Not Simon. Simon died upside down on the cross. His bones are buried underneath St. Peter’s. Simon is no more.

Jesus didn’t leave us Simon. He left us Peter, and each man in his turn who has taken that Seat has reminded us of that unbroken gift.

Why did he do it? Why did he leave us a man? A fair number of thoroughly rotten men have sat in that Seat over the course of two millennia. Did Jesus intend to leave us John XII or Alexander VII or Stephen VI or Honorius I?

Of course not. We did that ourselves.

But he left the role, to be filled by a man, and for a very good reason.

Jesus walked the earth. The incarnate Word become flesh. He took flesh for many reasons that would take much complex theology to explain, but at least in part He took it in order to walk among us as one of us. Because we need that: the human face, the human voice, the human touch.
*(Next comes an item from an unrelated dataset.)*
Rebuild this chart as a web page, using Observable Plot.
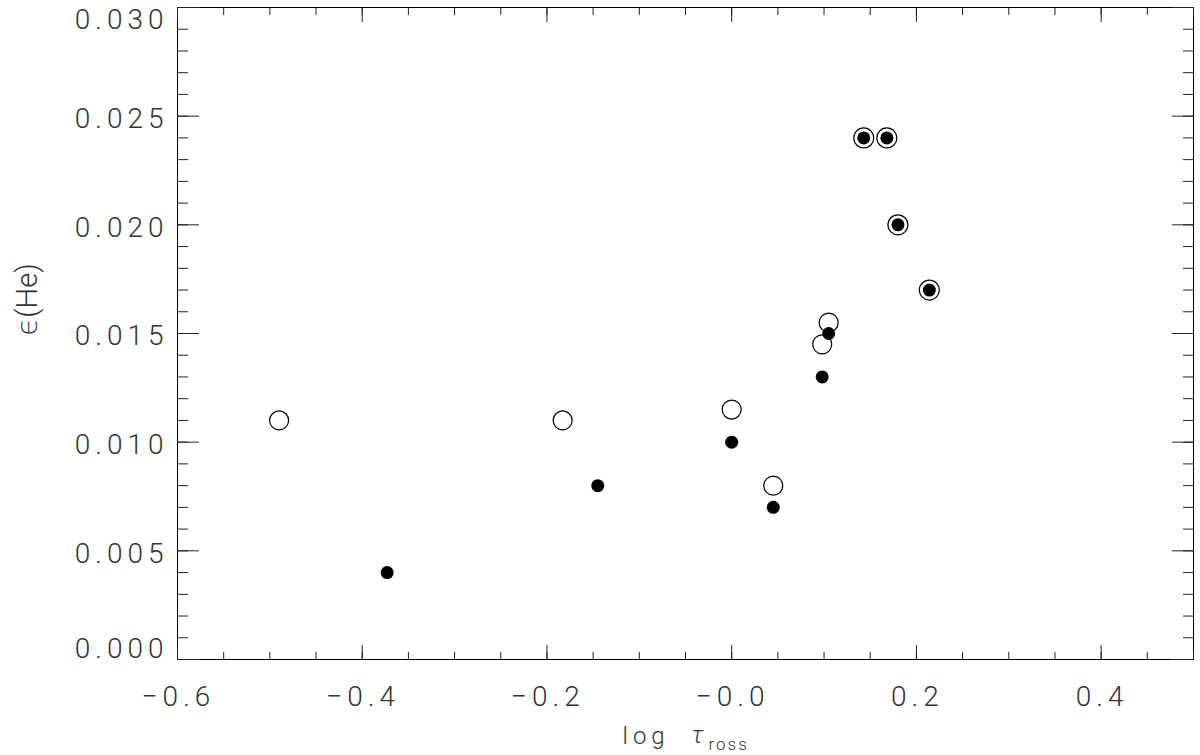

He left us Peter so we would have a reminder of that time when he walked the earth, because we need that too: not merely a leader or a teacher, but a man whose role bridges time and space, drawing the past forward into the present. The man may or may not be worthy of the role, but the role will continue until He returns, a living symbol of unity and a connection to the very origin of the church.

The outpouring of love for Francis had many sources. Our age is sick, our nation is broken, and the ground seems to be shifting beneath our feet. Then along comes this man, preaching the heart of the gospel, a man whose role recalls the very origins of a faith that changed the world, and is so desperately needed today. He comes to us insisting that we live out Luke 4:18:

“The Spirit of the Lord is upon me, because he has anointed me to proclaim good news to the poor. He has sent me to proclaim liberty to the captives and recovering of sight to the blind, to set at liberty those who are oppressed, and declare a year of the Lord’s favor.”

And everywhere he went, I saw joy, and love, and something I haven’t seen in faces for a long time: hope.